_TASK DIRECTIONS_. Transcribe the material exactly. Images do not belong in the copy.

_DATASET EXTRACT_.
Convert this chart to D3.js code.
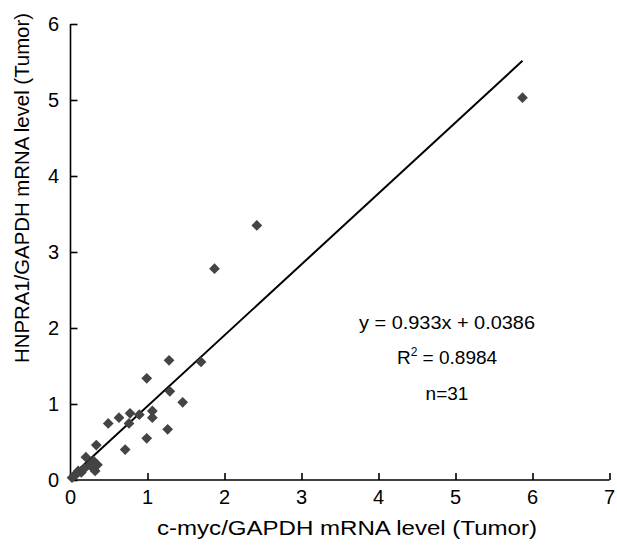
<!DOCTYPE html>
<html>
<head>
<meta charset="utf-8">
<script src="https://cdn.jsdelivr.net/npm/d3@7"></script>
<style>
  html, body { margin: 0; padding: 0; background: #fff; }
  svg { display: block; }
  text { font-family: "Liberation Sans", Arial, Helvetica, sans-serif; fill: #000; }
</style>
</head>
<body>
<svg id="chart" width="617" height="548"></svg>
<script>
// c-myc/GAPDH (x) vs HNPRA1/GAPDH (y), tumor samples
const cmyc = [5.87, 2.42, 1.87, 1.28, 1.695, 0.99, 1.29, 1.457, 1.063, 1.063,
              0.894, 0.773, 0.63, 0.49, 0.76, 1.262, 0.99, 0.71, 0.335, 0.20,
              0.02, 0.05, 0.08, 0.10, 0.14, 0.18, 0.25, 0.28, 0.30, 0.32, 0.35];
const hnpra1 = [5.03, 3.35, 2.78, 1.575, 1.553, 1.338, 1.167, 1.022, 0.908, 0.82,
                0.859, 0.877, 0.82, 0.745, 0.745, 0.667, 0.549, 0.40, 0.46, 0.30,
                0.03, 0.06, 0.08, 0.12, 0.10, 0.15, 0.20, 0.17, 0.25, 0.12, 0.20];
const xTicks = [0, 1, 2, 3, 4, 5, 6, 7];
const yTicks = [0, 1, 2, 3, 4, 5, 6];
const slope = 0.933, intercept = 0.0386;
const annotations = ["y = 0.933x + 0.0386", "R2 = 0.8984", "n=31"];
const xTitle = "c-myc/GAPDH mRNA level (Tumor)";
const yTitle = "HNPRA1/GAPDH mRNA level (Tumor)";

const svg = d3.select("#chart");
const x = d3.scaleLinear().domain([0, 7]).range([70.5, 609.5]);
const y = d3.scaleLinear().domain([0, 6]).range([480, 24]);

// axes (ticks pointing inward)
const xAxis = svg.append("g").attr("transform", `translate(0,${y(0)})`)
  .call(d3.axisTop(x).tickValues(xTicks).tickSize(7).tickFormat(d3.format("d")));
xAxis.selectAll("text").remove();
xAxis.selectAll("line, path").attr("stroke", "#000").attr("stroke-width", 1.6);
xAxis.select(".domain").attr("d", `M${x(0)},0H${x(7)}`);

const yAxis = svg.append("g").attr("transform", `translate(${x(0)},0)`)
  .call(d3.axisRight(y).tickValues(yTicks).tickSize(7));
yAxis.selectAll("text").remove();
yAxis.selectAll("line, path").attr("stroke", "#000").attr("stroke-width", 1.6);
yAxis.select(".domain").attr("d", `M0,${y(6)}V${y(0)}`);

// tick labels
svg.append("g").selectAll("text").data(xTicks).join("text")
  .attr("x", d => x(d)).attr("y", 504)
  .attr("text-anchor", "middle").attr("font-size", 20)
  .text(d => d);
svg.append("g").selectAll("text").data(yTicks).join("text")
  .attr("x", 59).attr("y", d => y(d) + 7)
  .attr("text-anchor", "end").attr("font-size", 20)
  .text(d => d);

// axis titles
svg.append("text").attr("x", 347).attr("y", 535)
  .attr("text-anchor", "middle").attr("font-size", 20)
  .attr("textLength", 380).attr("lengthAdjust", "spacingAndGlyphs")
  .text(xTitle);
svg.append("text").attr("transform", "translate(29,188) rotate(-90)")
  .attr("text-anchor", "middle").attr("font-size", 20)
  .attr("textLength", 350).attr("lengthAdjust", "spacingAndGlyphs")
  .text(yTitle);

// regression line
const xMax = d3.max(cmyc);
svg.append("line")
  .attr("x1", x(0)).attr("y1", y(intercept))
  .attr("x2", x(xMax)).attr("y2", y(slope * xMax + intercept))
  .attr("stroke", "#000").attr("stroke-width", 2);

// points (diamonds)
const sym = d3.symbol().type(d3.symbolSquare).size(58);
svg.append("g").selectAll("path").data(cmyc).join("path")
  .attr("d", sym)
  .attr("transform", (d, i) => `translate(${x(d)},${y(hnpra1[i])}) rotate(45)`)
  .attr("fill", "#444");

// annotation
const ann = svg.append("g").attr("text-anchor", "middle").attr("font-size", 19);
ann.append("text").attr("x", 447).attr("y", 329)
  .attr("textLength", 176).attr("lengthAdjust", "spacingAndGlyphs")
  .text(annotations[0]);
const r2 = ann.append("text").attr("x", 447).attr("y", 364);
r2.append("tspan").text("R");
r2.append("tspan").attr("dy", -8).attr("font-size", 12).text("2");
r2.append("tspan").attr("dy", 8).text(" = 0.8984");
ann.append("text").attr("x", 447).attr("y", 400).text(annotations[2]);
</script>
</body>
</html>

_ANSWER FOR THIS EXERCISE_.
Convert this chart to D3.js code.
<!DOCTYPE html>
<html>
<head>
<meta charset="utf-8">
<script src="https://cdn.jsdelivr.net/npm/d3@7"></script>
<style>
  html, body { margin: 0; padding: 0; background: #fff; }
  svg { display: block; }
  text { font-family: "Liberation Sans", Arial, Helvetica, sans-serif; fill: #000; }
</style>
</head>
<body>
<svg id="chart" width="617" height="548"></svg>
<script>
// c-myc/GAPDH (x) vs HNPRA1/GAPDH (y), tumor samples
const cmyc = [5.87, 2.42, 1.87, 1.28, 1.695, 0.99, 1.29, 1.457, 1.063, 1.063,
              0.894, 0.773, 0.63, 0.49, 0.76, 1.262, 0.99, 0.71, 0.335, 0.20,
              0.02, 0.05, 0.08, 0.10, 0.14, 0.18, 0.25, 0.28, 0.30, 0.32, 0.35];
const hnpra1 = [5.03, 3.35, 2.78, 1.575, 1.553, 1.338, 1.167, 1.022, 0.908, 0.82,
                0.859, 0.877, 0.82, 0.745, 0.745, 0.667, 0.549, 0.40, 0.46, 0.30,
                0.03, 0.06, 0.08, 0.12, 0.10, 0.15, 0.20, 0.17, 0.25, 0.12, 0.20];
const xTicks = [0, 1, 2, 3, 4, 5, 6, 7];
const yTicks = [0, 1, 2, 3, 4, 5, 6];
const slope = 0.933, intercept = 0.0386;
const annotations = ["y = 0.933x + 0.0386", "R2 = 0.8984", "n=31"];
const xTitle = "c-myc/GAPDH mRNA level (Tumor)";
const yTitle = "HNPRA1/GAPDH mRNA level (Tumor)";

const svg = d3.select("#chart");
const x = d3.scaleLinear().domain([0, 7]).range([70.5, 609.5]);
const y = d3.scaleLinear().domain([0, 6]).range([480, 24]);

// axes (ticks pointing inward)
const xAxis = svg.append("g").attr("transform", `translate(0,${y(0)})`)
  .call(d3.axisTop(x).tickValues(xTicks).tickSize(7).tickFormat(d3.format("d")));
xAxis.selectAll("text").remove();
xAxis.selectAll("line, path").attr("stroke", "#000").attr("stroke-width", 1.6);
xAxis.select(".domain").attr("d", `M${x(0)},0H${x(7)}`);

const yAxis = svg.append("g").attr("transform", `translate(${x(0)},0)`)
  .call(d3.axisRight(y).tickValues(yTicks).tickSize(7));
yAxis.selectAll("text").remove();
yAxis.selectAll("line, path").attr("stroke", "#000").attr("stroke-width", 1.6);
yAxis.select(".domain").attr("d", `M0,${y(6)}V${y(0)}`);

// tick labels
svg.append("g").selectAll("text").data(xTicks).join("text")
  .attr("x", d => x(d)).attr("y", 504)
  .attr("text-anchor", "middle").attr("font-size", 20)
  .text(d => d);
svg.append("g").selectAll("text").data(yTicks).join("text")
  .attr("x", 59).attr("y", d => y(d) + 7)
  .attr("text-anchor", "end").attr("font-size", 20)
  .text(d => d);

// axis titles
svg.append("text").attr("x", 347).attr("y", 535)
  .attr("text-anchor", "middle").attr("font-size", 20)
  .attr("textLength", 380).attr("lengthAdjust", "spacingAndGlyphs")
  .text(xTitle);
svg.append("text").attr("transform", "translate(29,188) rotate(-90)")
  .attr("text-anchor", "middle").attr("font-size", 20)
  .attr("textLength", 350).attr("lengthAdjust", "spacingAndGlyphs")
  .text(yTitle);

// regression line
const xMax = d3.max(cmyc);
svg.append("line")
  .attr("x1", x(0)).attr("y1", y(intercept))
  .attr("x2", x(xMax)).attr("y2", y(slope * xMax + intercept))
  .attr("stroke", "#000").attr("stroke-width", 2);

// points (diamonds)
const sym = d3.symbol().type(d3.symbolSquare).size(58);
svg.append("g").selectAll("path").data(cmyc).join("path")
  .attr("d", sym)
  .attr("transform", (d, i) => `translate(${x(d)},${y(hnpra1[i])}) rotate(45)`)
  .attr("fill", "#444");

// annotation
const ann = svg.append("g").attr("text-anchor", "middle").attr("font-size", 19);
ann.append("text").attr("x", 447).attr("y", 329)
  .attr("textLength", 176).attr("lengthAdjust", "spacingAndGlyphs")
  .text(annotations[0]);
const r2 = ann.append("text").attr("x", 447).attr("y", 364);
r2.append("tspan").text("R");
r2.append("tspan").attr("dy", -8).attr("font-size", 12).text("2");
r2.append("tspan").attr("dy", 8).text(" = 0.8984");
ann.append("text").attr("x", 447).attr("y", 400).text(annotations[2]);
</script>
</body>
</html>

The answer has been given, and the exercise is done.